Final answer:
To calculate the enthalpy of reaction of sodium with hydrochloric acid, the mass of sodium was converted to moles and then related to the heat released. The result is an enthalpy change of -119.4 kJ/mol, indicating an exothermic reaction.
Step-by-step explanation:
Calculating the Enthalpy of Reaction
When sodium (Na) reacts with hydrochloric acid (HCl) to form sodium chloride (NaCl) and hydrogen gas (H2), the enthalpy of the reaction can be determined from the amount of heat released.
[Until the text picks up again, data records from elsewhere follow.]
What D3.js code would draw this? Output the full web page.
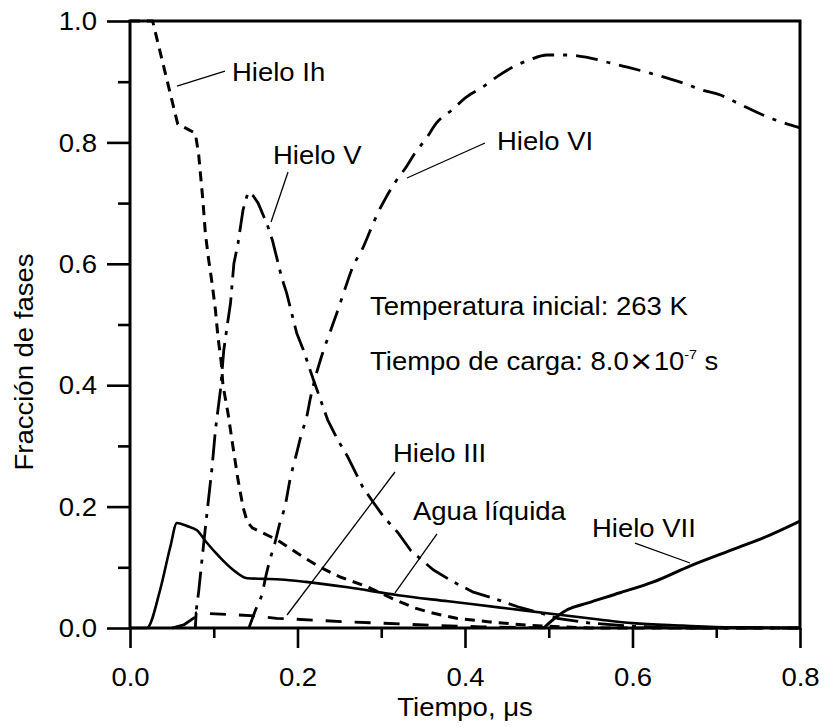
<!DOCTYPE html>
<html>
<head>
<meta charset="utf-8">
<script src="https://cdn.jsdelivr.net/npm/d3@7"></script>
<style>
  html, body { margin: 0; padding: 0; background: #fff; }
  svg { display: block; }
  text { font-family: "Liberation Sans", Arial, Helvetica, sans-serif; fill: #000; }
</style>
</head>
<body>
<svg id="chart" width="825" height="727"></svg>
<script>
// Phase fractions vs. time, pairs of [time (µs), fraction]
const hieloIh = [[0,1],[0.027,1],[0.057,0.83],[0.066,0.824],[0.078,0.815],[0.082,0.78],[0.087,0.705],
  [0.09,0.65],[0.094,0.606],[0.098,0.568],[0.102,0.524],[0.105,0.48],[0.109,0.437],[0.111,0.40],
  [0.117,0.354],[0.123,0.298],[0.129,0.244],[0.135,0.199],[0.14,0.175],[0.146,0.165],[0.176,0.145],
  [0.2,0.123],[0.227,0.1],[0.251,0.084],[0.283,0.068],[0.314,0.048],[0.34,0.033],[0.36,0.025],
  [0.39,0.016],[0.43,0.01],[0.48,0.004],[0.55,0],[0.8,0]];
const hieloV = [[0.05,0],[0.064,0.005],[0.078,0.018],[0.082,0.06],[0.085,0.1],[0.09,0.165],[0.098,0.265],
  [0.102,0.326],[0.108,0.392],[0.112,0.458],[0.117,0.507],[0.12,0.535],[0.124,0.6],[0.129,0.634],
  [0.135,0.689],[0.141,0.718],[0.147,0.712],[0.153,0.70],[0.164,0.664],[0.17,0.639],[0.181,0.578],
  [0.187,0.552],[0.193,0.519],[0.199,0.486],[0.207,0.458],[0.219,0.409],[0.236,0.343],[0.248,0.31],
  [0.26,0.282],[0.278,0.232],[0.29,0.208],[0.303,0.183],[0.32,0.157],[0.335,0.128],[0.362,0.096],
  [0.386,0.076],[0.41,0.059],[0.434,0.049],[0.463,0.035],[0.49,0.025],[0.51,0.016],[0.55,0.008],
  [0.6,0.003],[0.65,0],[0.8,0]];
const hieloVI = [[0.142,0],[0.15,0.03],[0.158,0.058],[0.162,0.084],[0.167,0.112],[0.173,0.14],
  [0.179,0.173],[0.185,0.2],[0.191,0.244],[0.199,0.288],[0.205,0.321],[0.211,0.348],[0.215,0.376],
  [0.23,0.453],[0.239,0.488],[0.247,0.519],[0.259,0.568],[0.266,0.595],[0.277,0.623],[0.286,0.652],
  [0.296,0.684],[0.304,0.705],[0.316,0.733],[0.33,0.76],[0.34,0.782],[0.354,0.807],[0.366,0.832],
  [0.384,0.853],[0.402,0.875],[0.421,0.891],[0.438,0.908],[0.457,0.924],[0.477,0.936],[0.498,0.944],
  [0.522,0.944],[0.55,0.939],[0.573,0.931],[0.594,0.924],[0.621,0.914],[0.66,0.898],[0.684,0.886],
  [0.705,0.878],[0.725,0.865],[0.761,0.842],[0.8,0.824]];
const hieloIII = [[0.078,0],[0.079,0.025],[0.15,0.02],[0.175,0.016],[0.22,0.013],[0.26,0.01],
  [0.3,0.008],[0.35,0.005],[0.42,0.002],[0.5,0]];
const aguaLiquida = [[0,0],[0.02,0],[0.036,0.063],[0.048,0.133],[0.056,0.173],[0.068,0.168],[0.08,0.161],
  [0.092,0.14],[0.107,0.117],[0.123,0.096],[0.14,0.082],[0.16,0.081],[0.18,0.08],[0.21,0.076],
  [0.26,0.067],[0.32,0.054],[0.38,0.044],[0.44,0.034],[0.5,0.024],[0.56,0.014],[0.6,0.008],
  [0.66,0.004],[0.72,0.001],[0.8,0]];
const hieloVII = [[0.494,0],[0.502,0.01],[0.522,0.03],[0.546,0.041],[0.585,0.058],[0.625,0.076],
  [0.665,0.1],[0.725,0.132],[0.764,0.153],[0.8,0.176]];

const xMajor = [0, 0.2, 0.4, 0.6, 0.8];
const xMinor = [0.1, 0.3, 0.5, 0.7];
const yMajor = [0, 0.2, 0.4, 0.6, 0.8, 1.0];
const yMinor = [0.1, 0.3, 0.5, 0.7, 0.9];

const xTitle = "Tiempo, \u03bcs";
const yTitle = "Fracción de fases";

// Series styling
const series = [
  { data: hieloIh,     dash: "10,7",       width: 3.0, curve: d3.curveLinear },
  { data: hieloV,      dash: "26,8,4,8",   width: 2.8, curve: d3.curveLinear },
  { data: hieloVI,     dash: "22,9,4,9",   width: 2.8, curve: d3.curveMonotoneX },
  { data: hieloIII,    dash: "16,13",      width: 2.8, curve: d3.curveLinear },
  { data: aguaLiquida, dash: null,         width: 2.6, curve: d3.curveMonotoneX },
  { data: hieloVII,    dash: null,         width: 3.0, curve: d3.curveMonotoneX }
];

// Curve labels with leader lines, in data units
const labels = [
  { text: "Hielo Ih",     at: [0.1218, 0.9012], from: [0.1134, 0.9176], to: [0.0561, 0.8929] },
  { text: "Hielo V",      at: [0.1707, 0.7644], from: [0.1887, 0.7512], to: [0.1684, 0.6689] },
  { text: "Hielo VI",     at: [0.4382, 0.7875], from: [0.4239, 0.7990], to: [0.3307, 0.7414] },
  { text: "Hielo III",    at: [0.3140, 0.2735], from: [0.3164, 0.2570], to: [0.1875, 0.0214] },
  { text: "Agua líquida", at: [0.3379, 0.1779], from: [0.3666, 0.1549], to: [0.3164, 0.0577] },
  { text: "Hielo VII",    at: [0.5516, 0.1499], from: [0.6030, 0.1400], to: [0.6687, 0.1071] }
];

const FS = 25;          // font size
const SX = 1.1;         // horizontal text stretch

const margin = { left: 130, right: 25, top: 21, bottom: 99 };
const W = 825, H = 727;
const x = d3.scaleLinear().domain([0, 0.8]).range([margin.left, W - margin.right]);
const y = d3.scaleLinear().domain([0, 1]).range([H - margin.bottom, margin.top]);

const svg = d3.select("#chart");

function stretchedText(g, px, py, str) {
  return g.append("text")
    .attr("transform", `translate(${px},${py}) scale(${SX},1)`)
    .attr("font-size", FS)
    .text(str);
}

// Clip
svg.append("defs").append("clipPath").attr("id", "plot")
  .append("rect")
  .attr("x", x(0)).attr("y", y(1) - 2)
  .attr("width", x(0.8) - x(0)).attr("height", y(0) - y(1) + 4);

// Axes: ticks point outward
const yAxisMajor = svg.append("g").attr("transform", `translate(${x(0)},0)`)
  .call(d3.axisLeft(y).tickValues(yMajor).tickSize(23).tickPadding(10).tickFormat(d3.format(".1f")));
const yAxisMinor = svg.append("g").attr("transform", `translate(${x(0)},0)`)
  .call(d3.axisLeft(y).tickValues(yMinor).tickSize(12).tickFormat(""));
const xAxisMajor = svg.append("g").attr("transform", `translate(0,${y(0)})`)
  .call(d3.axisBottom(x).tickValues(xMajor).tickSize(20).tickPadding(20).tickFormat(d3.format(".1f")));
const xAxisMinor = svg.append("g").attr("transform", `translate(0,${y(0)})`)
  .call(d3.axisBottom(x).tickValues(xMinor).tickSize(10).tickFormat(""));

[yAxisMajor, yAxisMinor, xAxisMajor, xAxisMinor].forEach(a => {
  a.select(".domain").remove();
  a.selectAll(".tick line").attr("stroke", "#000").attr("stroke-width", 2.6);
  a.selectAll("text").attr("font-size", FS).attr("font-family", null).attr("fill", "#000");
});
yAxisMajor.selectAll(".tick text")
  .attr("x", -33 / SX).attr("dy", "0.35em")
  .attr("transform", `scale(${SX},1)`);
xAxisMajor.selectAll(".tick text")
  .attr("dy", "0.71em")
  .attr("transform", `scale(${SX},1)`);

// Frame
svg.append("rect")
  .attr("x", x(0)).attr("y", y(1))
  .attr("width", x(0.8) - x(0)).attr("height", y(0) - y(1))
  .attr("fill", "none").attr("stroke", "#000").attr("stroke-width", 3);

// Curves
const line = d3.line().x(d => x(d[0])).y(d => y(d[1]));
const curves = svg.append("g").attr("clip-path", "url(#plot)");
series.forEach(s => {
  curves.append("path")
    .datum(s.data)
    .attr("d", line.curve(s.curve))
    .attr("fill", "none")
    .attr("stroke", "#000")
    .attr("stroke-width", s.width)
    .attr("stroke-linejoin", "round")
    .attr("stroke-dasharray", s.dash);
});

// Labels and leaders
const ann = svg.append("g");
labels.forEach(l => {
  ann.append("line")
    .attr("x1", x(l.from[0])).attr("y1", y(l.from[1]))
    .attr("x2", x(l.to[0])).attr("y2", y(l.to[1]))
    .attr("stroke", "#000").attr("stroke-width", 1.3);
  stretchedText(ann, x(l.at[0]), y(l.at[1]), l.text);
});

// Run conditions
stretchedText(ann, x(0.2866), y(0.5157), "Temperatura inicial: 263 K");
const cond = stretchedText(ann, x(0.2866), y(0.425), "Tiempo de carga: 8.0");
cond.append("tspan").attr("font-family", "DejaVu Sans").attr("font-size", 27).text("\u00d7");
cond.append("tspan").text("10");
cond.append("tspan").attr("font-size", 13).attr("dy", -11).text("-7");
cond.append("tspan").attr("dy", 11).text(" s");

// Axis titles
stretchedText(svg, x(0.4) , 716, xTitle).attr("text-anchor", "middle");
svg.append("text")
  .attr("transform", `translate(33,362) rotate(-90) scale(${SX},1)`)
  .attr("font-size", FS).attr("text-anchor", "middle")
  .text(yTitle);
</script>
</body>
</html>
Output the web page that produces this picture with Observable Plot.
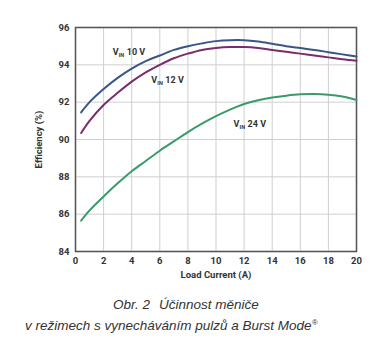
<!DOCTYPE html>
<html><head><meta charset="utf-8">
<script src="https://cdn.jsdelivr.net/npm/d3@7"></script>
<script src="https://cdn.jsdelivr.net/npm/@observablehq/plot@0.6"></script>
<style>
body{margin:0;background:#fff;width:389px;height:340px;overflow:hidden;position:relative}
.cap{position:absolute;font-family:"Liberation Sans",Arial,sans-serif;font-style:italic;font-size:13.5px;color:#333;white-space:nowrap;line-height:16px}
</style></head><body>
<div id="chart"></div>
<div class="cap" style="left:113px;top:297px">Obr. 2<span style="display:inline-block;width:9px"></span>Účinnost měniče</div>
<div class="cap" style="left:25px;top:315px">v režimech s vynecháváním pulzů a Burst Mode<span style="font-size:8px;vertical-align:5px">®</span></div>
<script>
const xs10 = [0.4,1,2,3,4,5,6,7,8,9,10,11,12,13,14,15,16,17,18,19,20];
const vin10 = [91.45,92.0,92.7,93.3,93.8,94.2,94.5,94.8,95.0,95.15,95.27,95.32,95.32,95.25,95.13,95.0,94.9,94.8,94.68,94.56,94.45];
const vin12 = [90.35,91.0,91.85,92.5,93.1,93.6,94.0,94.35,94.6,94.8,94.9,94.95,94.95,94.9,94.8,94.7,94.6,94.5,94.4,94.3,94.22];
const vin24 = [85.65,86.2,86.95,87.65,88.3,88.85,89.4,89.9,90.4,90.85,91.25,91.6,91.9,92.1,92.25,92.35,92.42,92.44,92.4,92.3,92.12];
const seriesNames = ["10 V","12 V","24 V"];
const seriesColors = ["#3a5687","#7c2b6c","#3b9a6b"];
const labelX = [2.65,5.4,11.25];
const labelY = [94.7,93.2,90.8];
const xTicks = [0,2,4,6,8,10,12,14,16,18,20];
const yTicks = [84,86,88,90,92,94,96];

const vals = [vin10,vin12,vin24];
const data = [];
seriesNames.forEach((s,i)=>xs10.forEach((x,j)=>data.push({s,x,y:vals[i][j]})));
const labels = seriesNames.map((s,i)=>({s,x:labelX[i],y:labelY[i]}));
const font = "Roboto, 'DejaVu Sans', sans-serif";

const chart = Plot.plot({
  width:389, height:285,
  marginLeft:75, marginRight:33, marginTop:27, marginBottom:34,
  style:{fontFamily:font, fontSize:"9.5px", fontWeight:"bold", color:"#333", background:"#fff"},
  x:{domain:[0,20], ticks:xTicks, label:"Load Current (A)", labelAnchor:"center", labelArrow:"none", labelOffset:26, tickSize:0, tickPadding:6},
  y:{domain:[84,96], ticks:yTicks, label:"Efficiency (%)", labelAnchor:"center", labelArrow:"none", labelOffset:40, tickSize:0, tickPadding:6},
  color:{domain:seriesNames, range:seriesColors},
  marks:[
    Plot.frame({stroke:"#555", strokeWidth:1.3, fill:"none"}),
    Plot.ruleX(xTicks,{x:d=>d, stroke:"#cfcfcf", strokeOpacity:1, strokeWidth:1}),
    Plot.ruleY(yTicks,{y:d=>d, stroke:"#cfcfcf", strokeOpacity:1, strokeWidth:1}),
    Plot.frame({stroke:"#555", strokeWidth:1.3, fill:"none"}),
    Plot.line(data,{x:"x", y:"y", stroke:"s", z:"s", strokeWidth:2, curve:"catmull-rom"}),
    Plot.text(labels,{x:"x", y:"y", text:()=>"V", textAnchor:"start", fontSize:9, fontWeight:"bold", fill:"#333"}),
    Plot.text(labels,{x:"x", y:"y", text:()=>"IN", textAnchor:"start", fontSize:5.5, fontWeight:"bold", dx:6, dy:3, fill:"#333"}),
    Plot.text(labels,{x:"x", y:"y", text:"s", textAnchor:"start", fontSize:9, fontWeight:"bold", dx:14, fill:"#333"})
  ]
});
document.getElementById("chart").appendChild(chart);
</script>
</body></html>
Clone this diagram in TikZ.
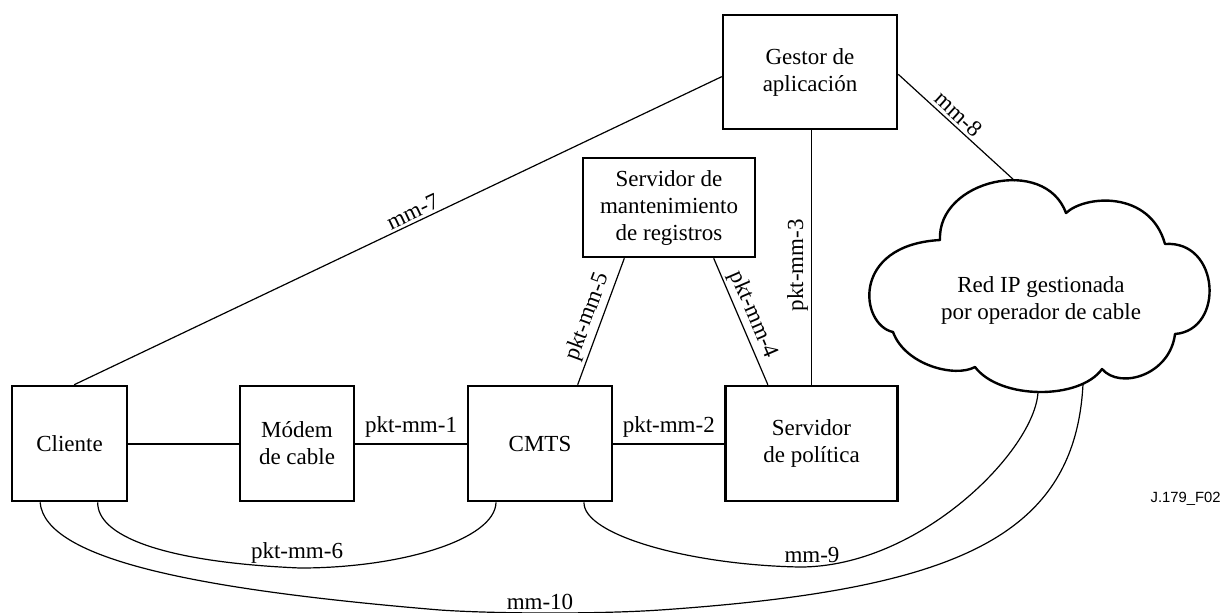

Given that 0.617 g of sodium reacts with an excess of HCl and produces 6410 J of heat, we must first convert this mass of sodium into moles using the molar mass of sodium (22.99 g/mol). This gives us 0.617 g / 22.99 g/mol = 0.02685 mol of sodium. Since the balanced chemical equation is
2Na(s) + 2HCl(aq) → 2NaCl(aq) + H2(g)
each mole of sodium corresponds to half a mole of reaction as per the stoichiometry. Hence, we need to multiply the moles of sodium by 2 to get the moles of reaction, yielding 0.0537 moles of reaction. The enthalpy change (ΔH) for the amount of reaction that took place is obtained by dividing the heat produced by the moles of reaction:
6410 J / 0.0537 mol = 119402.6 J/mol = 119.4 kJ/mol
Since the reaction is exothermic (releasing heat), the enthalpy change should have a negative sign. Therefore, the enthalpy change for the reaction is -119.4 kJ/mol. This represents the heat released when one mole of reaction occurs as per the stoichiometry of the balanced equation provided.